Dal punto di vista normativo, si auspica di andare verso un superamento del principio di autocertificazione, che da un lato fa dichiarare all’utente dati o stati personali, e lascia l’onere alla PA di verificare i dati dichiarati presso le diverse Amministrazioni titolari dei dati; infatti, in uno scenario “once only”, i dati contenuti nella dichiarazione resa dall’interessato derivano da un collegamento con la banca dati di riferimento, e quindi sono già certificati fin dall’origine.

Secondo una recente ricerca, soltanto il 27% delle organizzazioni del settore pubblico in Italia ha avviato iniziative di collaborazione per la condivisione dei dati, contro l’80% a livello globale; in primo piano ci sono le barriere culturali e di fiducia.
Tra i vantaggi, ci sono l’engagement dei cittadini, il miglioramento della sostenibilità e la resilienza contro gli attacchi informatici; infatti, secondo una stima della Commissione Europea, implementando questo principio i Paesi dell’Unione possono risparmiare ogni anno 5 miliardi di euro; la somma ricomprende il risparmio di tempo e risorse per la verifica manuale dei dati (da parte delle PA richiedenti e certificanti), oltre al risparmio di tempo degli utenti nella compilazione delle istanze.

La normativa italiana è pronta per accogliere il principio “once only”?

Il CAD (articoli 18-bis, 50 e 50-ter) e le normative di attuazione (Decreto 22 settembre 2022) prevedono l’obbligo per tutte le PA di aderire alla PDND e di mettere a disposizione i propri dati, entro diverse scadenze:

a) per le pubbliche amministrazioni (di cui all’articolo 1, comma 2, del decreto legislativo 30 marzo 2001, n. 165) – entro il 30 settembre 2023;

b) per i gestori di servizi pubblici, ivi comprese le società quotate, in relazione ai servizi di pubblico interesse – entro il 31 marzo 2024;

c) per le le società a controllo pubblico – entro il 30 settembre 2024.

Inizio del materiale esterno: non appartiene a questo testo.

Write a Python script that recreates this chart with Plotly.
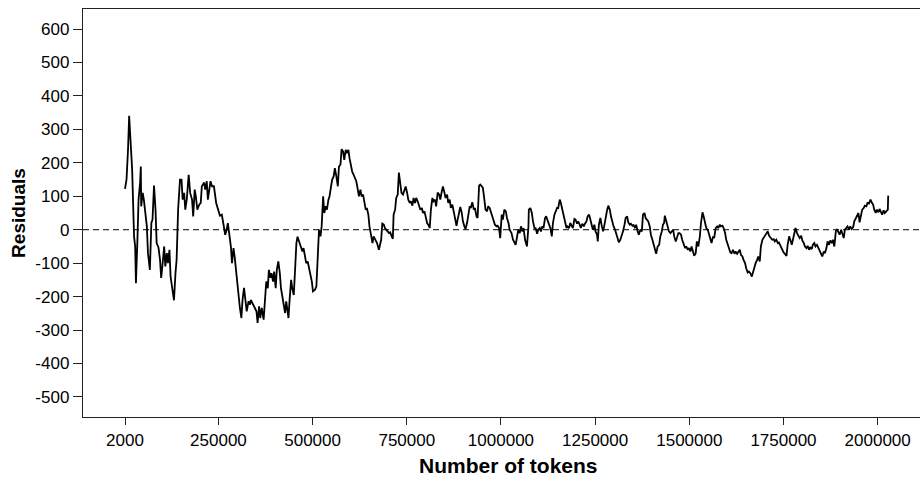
import plotly.graph_objects as go

# Residuals of the running token-count model, sampled along the corpus
tokens = [
    2000, 6000, 10000, 13000, 17000, 21000, 24000, 26000, 29000, 31000, 35000, 38000,
    42000, 44000, 45000, 49000, 52000, 56000, 60000, 63000, 68000, 72000, 75000, 79000,
    83000, 86000, 91000, 95000, 98000, 102000, 106000, 109000, 113000, 116000, 120000,
    123000, 127000, 132000, 136000, 139000, 143000, 148000, 152000, 155000, 159000,
    162000, 166000, 171000, 175000, 180000, 183000, 187000, 190000, 194000, 199000,
    203000, 206000, 212000, 215000, 219000, 222000, 226000, 229000, 233000, 238000,
    244000, 249000, 254000, 259000, 265000, 268000, 272000, 275000, 279000, 283000,
    286000, 290000, 293000, 297000, 300000, 304000, 307000, 311000, 314000, 318000,
    321000, 325000, 330000, 334000,
    336000, 342000, 347000, 351000, 354000, 358000, 361000, 365000, 370000, 374000,
    377000, 381000, 384000, 388000, 391000, 395000, 398000, 402000, 405000, 409000,
    413000, 416000, 421000, 427000, 430000, 436000, 439000, 443000, 446000, 450000,
    453000, 457000, 460000, 464000, 469000, 473000, 476000, 480000, 483000, 487000,
    490000, 494000, 498000, 501000, 506000, 510000, 513000, 517000, 521000, 524000,
    528000, 531000, 535000, 538000, 542000, 545000, 549000, 552000, 556000, 559000,
    563000, 567000, 570000, 574000, 577000, 581000, 584000, 588000, 591000, 595000,
    598000, 602000, 605000, 609000, 613000, 616000, 620000, 623000, 627000, 630000,
    634000, 637000, 641000, 644000, 648000, 651000, 655000, 659000, 662000, 666000,
    671000, 676000,
    682000, 685000, 689000, 692000, 696000, 699000, 703000, 706000, 710000, 713000,
    715000, 719000, 722000, 726000, 729000, 733000, 736000, 740000, 744000, 747000,
    751000, 754000, 758000, 761000, 765000, 768000, 772000, 775000, 779000, 782000,
    786000, 790000, 793000, 797000, 800000, 804000, 807000, 811000, 814000, 818000,
    821000, 825000, 828000, 832000, 836000, 839000, 843000, 846000, 850000, 853000,
    857000, 860000, 864000, 867000, 871000, 874000, 878000, 882000, 885000, 889000,
    892000, 896000, 899000, 903000, 906000, 910000, 913000, 917000, 920000, 924000,
    928000, 931000, 935000, 938000, 942000, 945000, 949000, 952000, 956000, 959000,
    963000, 966000, 970000, 974000, 977000, 981000, 984000, 988000, 991000, 995000,
    998000, 1002000, 1005000, 1009000, 1013000, 1016000, 1020000, 1023000,
    1028000, 1032000, 1036000, 1039000, 1043000, 1046000, 1050000, 1053000, 1057000,
    1060000, 1064000, 1067000, 1069000, 1073000, 1074000, 1078000, 1082000, 1085000,
    1089000, 1092000, 1096000, 1099000, 1103000, 1106000, 1110000, 1113000, 1117000,
    1120000, 1124000, 1128000, 1131000, 1135000, 1138000, 1142000, 1145000, 1149000,
    1152000, 1156000, 1159000, 1163000, 1166000, 1170000, 1174000, 1177000, 1181000,
    1184000, 1188000, 1191000, 1195000, 1198000, 1202000, 1205000, 1209000, 1212000,
    1216000, 1220000, 1223000, 1227000, 1230000, 1234000, 1237000, 1241000, 1244000,
    1248000, 1251000, 1255000, 1257000, 1260000, 1264000, 1267000, 1271000, 1274000,
    1278000, 1282000, 1285000, 1289000, 1292000, 1296000, 1299000, 1303000, 1306000,
    1310000, 1313000, 1317000, 1320000, 1324000, 1328000, 1331000, 1335000, 1338000,
    1342000, 1345000, 1349000, 1352000, 1356000, 1359000, 1363000, 1366000,
    1370000, 1374000, 1377000, 1381000, 1384000, 1388000, 1391000, 1395000, 1398000,
    1402000, 1405000, 1409000, 1412000, 1416000, 1420000, 1423000, 1427000, 1430000,
    1433000, 1435000, 1439000, 1443000, 1446000, 1450000, 1453000, 1457000, 1460000,
    1464000, 1467000, 1471000, 1474000, 1478000, 1481000, 1485000, 1489000, 1492000,
    1496000, 1499000, 1503000, 1506000, 1510000, 1513000, 1517000, 1520000, 1524000,
    1528000, 1531000, 1535000, 1538000, 1542000, 1545000, 1549000, 1552000, 1556000,
    1559000, 1563000, 1566000, 1570000, 1574000, 1577000, 1581000, 1584000, 1588000,
    1591000, 1595000, 1598000, 1602000, 1605000, 1609000, 1612000, 1616000, 1620000,
    1623000, 1627000, 1630000, 1634000, 1637000, 1641000, 1644000, 1648000, 1651000,
    1655000, 1658000, 1662000, 1666000, 1669000, 1673000, 1676000, 1680000, 1683000,
    1687000, 1690000, 1694000, 1697000, 1701000, 1704000, 1708000, 1712000,
    1717000, 1720000, 1724000, 1727000, 1731000, 1735000, 1738000, 1742000, 1745000,
    1749000, 1752000, 1756000, 1758000, 1761000, 1765000, 1768000, 1772000, 1775000,
    1779000, 1782000, 1786000, 1789000, 1793000, 1797000, 1800000, 1804000, 1807000,
    1811000, 1814000, 1818000, 1821000, 1825000, 1828000, 1832000, 1835000, 1839000,
    1843000, 1846000, 1850000, 1853000, 1857000, 1860000, 1864000, 1867000, 1871000,
    1874000, 1878000, 1881000, 1885000, 1889000, 1892000, 1896000, 1899000, 1903000,
    1906000, 1910000, 1913000, 1917000, 1920000, 1924000, 1927000, 1931000, 1935000,
    1938000, 1942000, 1945000, 1949000, 1952000, 1956000, 1959000, 1963000, 1966000,
    1970000, 1973000, 1977000, 1981000, 1984000, 1988000, 1991000, 1995000, 1998000,
    2002000, 2005000, 2009000, 2012000, 2016000, 2019000, 2023000, 2027000, 2028000,
]

residuals = [
    122, 150, 239, 341, 260, 179, 60, -20, -50, -160, -30, 90,
    140, 189, 70, 110, 90, 45, 10, -70, -120, 20, 30, 132,
    60, -40, -54, -90, -144, -100, -50, -110, -70, -100, -60,
    -140, -170, -211, -130, -90, 60, 150, 150, 90, 110,
    60, 90, 164, 110, 90, 40, 120, 100, 60, 75,
    80, 130, 141, 120, 145, 90, 120, 145, 130, 130,
    80, 60, 42, 45, 10, -15, 0, 20, -15, -50,
    -100, -55, -80, -130, -150, -200, -234, -264, -210, -174,
    -210, -244, -214, -224,
    -210, -224, -234, -244, -279, -229, -264, -234, -269, -200,
    -155, -175, -120, -144, -130, -155, -125, -175, -120, -95,
    -130, -175, -209, -249, -214, -264, -209, -150, -175, -195,
    -130, -40, -21, -35, -50, -65, -55, -80, -100, -95,
    -110, -130, -155, -184, -180, -170, -90, 0, -20, 10,
    100, 50, 70, 60, 90, 100, 130, 150, 160, 184,
    160, 130, 189, 195, 241, 234, 209, 239, 229, 239,
    214, 189, 174, 164, 150, 145, 120, 100, 120, 100,
    105, 90, 60, 65, 45, 10, -15, -40, -20, -30,
    -40, -60,
    -30, 18, 15, 5, -2, -5, -10, -8, -20, -27,
    45, 60, 95, 105, 171, 135, 110, 105, 120, 129,
    110, 90, 80, 85, 72, 95, 80, 95, 85, 72,
    60, 65, 50, 55, 35, 20, 15, 5, 60, 95,
    85, 90, 70, 111, 105, 90, 115, 129, 111, 95,
    105, 80, 90, 65, 75, 60, 40, 12, 30, 50,
    68, 50, 25, 10, 2, 20, 45, 70, 65, 82,
    60, 65, 40, 35, 132, 135, 130, 125, 90, 60,
    55, 70, 65, 50, 45, 25, 15, 10, 12, 5,
    -25, 45, 30, 60, 55, 35, 20, 0,
    -10, -30, -42, -45, -20, 0, -10, 10, -5,
    5, -30, -45, -50, 10, 60, 65, 50, 25,
    5, 5, -12, 0, 5, -5, 10, 5, 35,
    40, 25, 15, 5, -20, 20, 45, 55, 65,
    65, 90, 80, 60, 35, 15, 5, 10, 5,
    20, 10, 5, 32, 30, 18, 25, 15, 5,
    18, 10, 18, 25, 40, 45, 32, 10, 0,
    15, -5, -15, -35, 15, 35, 15, -5, 10,
    40, 60, 72, 60, 40, 20, 10, 0, -10,
    -25, -38, -30, -20, -5, 15, 35, 40, 22,
    15, 18, 12, 14, 5, 15, -5, -15,
    0, -5, 45, 50, 35, 30, 25, 10, -15,
    -30, -45, -55, -72, -50, -45, -20, -5, 15,
    20, 42, 25, 10, -5, -10, -5, 0, -20,
    -35, -25, -10, -10, -15, -30, -40, -55, -50,
    -60, -55, -65, -50, -70, -78, -70, -35, -50,
    -20, 20, 52, 40, 20, 5, 0, -10, -30,
    -40, -20, -25, 5, 10, 5, 15, 10, 12,
    5, -10, -30, -45, -55, -68, -70, -60, -72,
    -65, -72, -65, -60, -75, -80, -90, -100, -115,
    -128, -125, -130, -140, -125, -105, -100, -90, -80,
    -95, -50, -30, -25, -15, -10, -5, -18,
    -25, -30, -28, -35, -30, -40, -38, -50, -55,
    -65, -70, -75, -78, -45, -20, -30, -45, -30,
    -5, 5, -10, -15, -25, -18, -32, -40, -50,
    -55, -48, -60, -52, -58, -45, -40, -50, -45,
    -55, -65, -75, -80, -65, -70, -55, -35, -45,
    -32, -40, -30, -50, -5, 2, -10, -15, 0,
    -10, -25, 0, 5, 10, 0, 10, 2, 8,
    25, 35, 45, 50, 22, 40, 60, 65, 72,
    70, 80, 78, 90, 82, 75, 60, 50, 60,
    52, 62, 50, 45, 58, 50, 55, 60, 102,
]

x_tickvals = [2000, 250000, 500000, 750000, 1000000, 1250000, 1500000, 1750000, 2000000]
x_ticktext = ["2000", "250000", "500000", "750000", "1000000", "1250000", "1500000", "1750000", "2000000"]
y_tickvals = [600, 500, 400, 300, 200, 100, 0, -100, -200, -300, -400, -500]
y_ticktext = ["600", "500", "400", "300", "200", "100", "0", "-100", "-200", "-300", "-400", "-500"]

FONT = "Arial, 'Liberation Sans', sans-serif"
AXIS_COLOR = "#222222"

fig = go.Figure()
fig.add_trace(go.Scatter(
    x=tokens, y=residuals, mode="lines",
    line=dict(color="black", width=1.8),
    hoverinfo="skip", showlegend=False,
))

# dashed reference line at zero residual
fig.add_shape(
    type="line", xref="paper", x0=0, x1=1, yref="y", y0=0, y1=0,
    line=dict(color="black", width=1, dash="6px,4px"), layer="below",
)

# x-axis title, placed slightly right of the plot centre
fig.add_annotation(
    text="<b>Number of tokens</b>", xref="paper", yref="paper",
    x=0.5078, y=0, xanchor="center", yanchor="middle", yshift=-48,
    showarrow=False, font=dict(size=21, family=FONT, color="black"),
)

fig.update_layout(
    width=920, height=477,
    margin=dict(l=83, r=0, t=9, b=60),
    paper_bgcolor="white", plot_bgcolor="white",
    font=dict(family=FONT, color="black"),
    xaxis=dict(
        range=[-109500, 2112400],
        tickvals=x_tickvals, ticktext=x_ticktext,
        ticks="outside", ticklen=7, tickwidth=1.3, tickcolor=AXIS_COLOR,
        tickfont=dict(size=17, family=FONT, color="black"),
        showline=True, linecolor=AXIS_COLOR, linewidth=1.4, mirror=True,
        showgrid=False, zeroline=False,
    ),
    yaxis=dict(
        range=[-560, 660],
        tickvals=y_tickvals, ticktext=y_ticktext,
        ticks="outside", ticklen=9, tickwidth=1.3, tickcolor=AXIS_COLOR,
        tickfont=dict(size=17, family=FONT, color="black"),
        showline=True, linecolor=AXIS_COLOR, linewidth=1.4,
        showgrid=False, zeroline=False,
        title=dict(text="<b>Residuals</b>", font=dict(size=19, family=FONT), standoff=4),
    ),
)

fig.write_html("out.html")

Una volta che gli Enti avranno terminato l’accreditamento sulla Piattaforma e i dati saranno disponibili sulla PDND, ci sono delle normative che impongono l’utilizzo dei dati – ad esempio nella presentazione di istanze online – per il superamento dell’autocertificazione?

Facendo una prima analisi, l’art. 43 del DPR 445/2000 dispone che:

1. Le amministrazioni pubbliche e i gestori di pubblici servizi sono tenuti ad acquisire d’ufficio le informazioni oggetto delle dichiarazioni sostitutive di cui agli articoli 46 e 47, nonché tutti i dati e i documenti che siano in possesso delle pubbliche amministrazioni, previa indicazione, da parte dell’interessato, degli elementi indispensabili per il reperimento delle informazioni o dei dati richiesti, ovvero ad accettare la dichiarazione sostitutiva prodotta dall’interessato.

2. Fermo restando il divieto di accesso a dati diversi da quelli di cui è necessario acquisire la certezza o verificare l’esattezza, si considera operata per finalità di rilevante interesse pubblico (…) la consultazione diretta, da parte di una pubblica amministrazione o di un gestore di pubblico servizio, degli archivi dell’amministrazione certificante, finalizzata all’accertamento d’ufficio di stati, qualità e fatti ovvero al controllo sulle dichiarazioni sostitutive presentate dai cittadini. (comma così modificato dall’art. 39, comma 5, lettera a), legge n. 108 del 2021)

3. L’amministrazione procedente opera l’acquisizione d’ufficio, ai sensi del precedente comma, esclusivamente per via telematica.

4. Al fine di agevolare l’acquisizione d’ufficio di informazioni e dati relativi a stati, qualità personali e fatti, contenuti in albi, elenchi o pubblici registri, le amministrazioni certificanti sono tenute a consentire alle amministrazioni procedenti, senza oneri, la consultazione per via telematica dei loro archivi informatici, nel rispetto della riservatezza dei dati personali.

5. In tutti i casi in cui l’amministrazione procedente acquisisce direttamente informazioni relative a stati, qualità personali e fatti presso l’amministrazione competente per la loro certificazione, il rilascio e l’acquisizione del certificato non sono necessari e le suddette informazioni sono acquisite, senza oneri, con qualunque mezzo idoneo ad assicurare la certezza della loro fonte di provenienza.

Conclusioni

L’acquisizione d’ufficio (comma 2 e 3) va nel senso indicato, ma probabilmente sarebbe bene introdurre un riferimento più chiaro all’obbligo di utilizzo dei dati presenti sulla PDND, andando quindi verso un superamento dell’autocertificazione e dichiarazione sostitutiva dell’atto di notorietà: non è l’interessato che deve indicare i dati, ma è il modulo online che deve alimentarsi con i dati necessari, tramite collegamenti con le banche dati proprietarie (API).

Occorre quindi un adeguamento del DPR 445/2000 e del CAD, in modo da eliminare dubbi interpretativi ed applicativi, essere al passo con i tempi, ed essere precursori e stimolo del cambiamento e della vera semplificazione.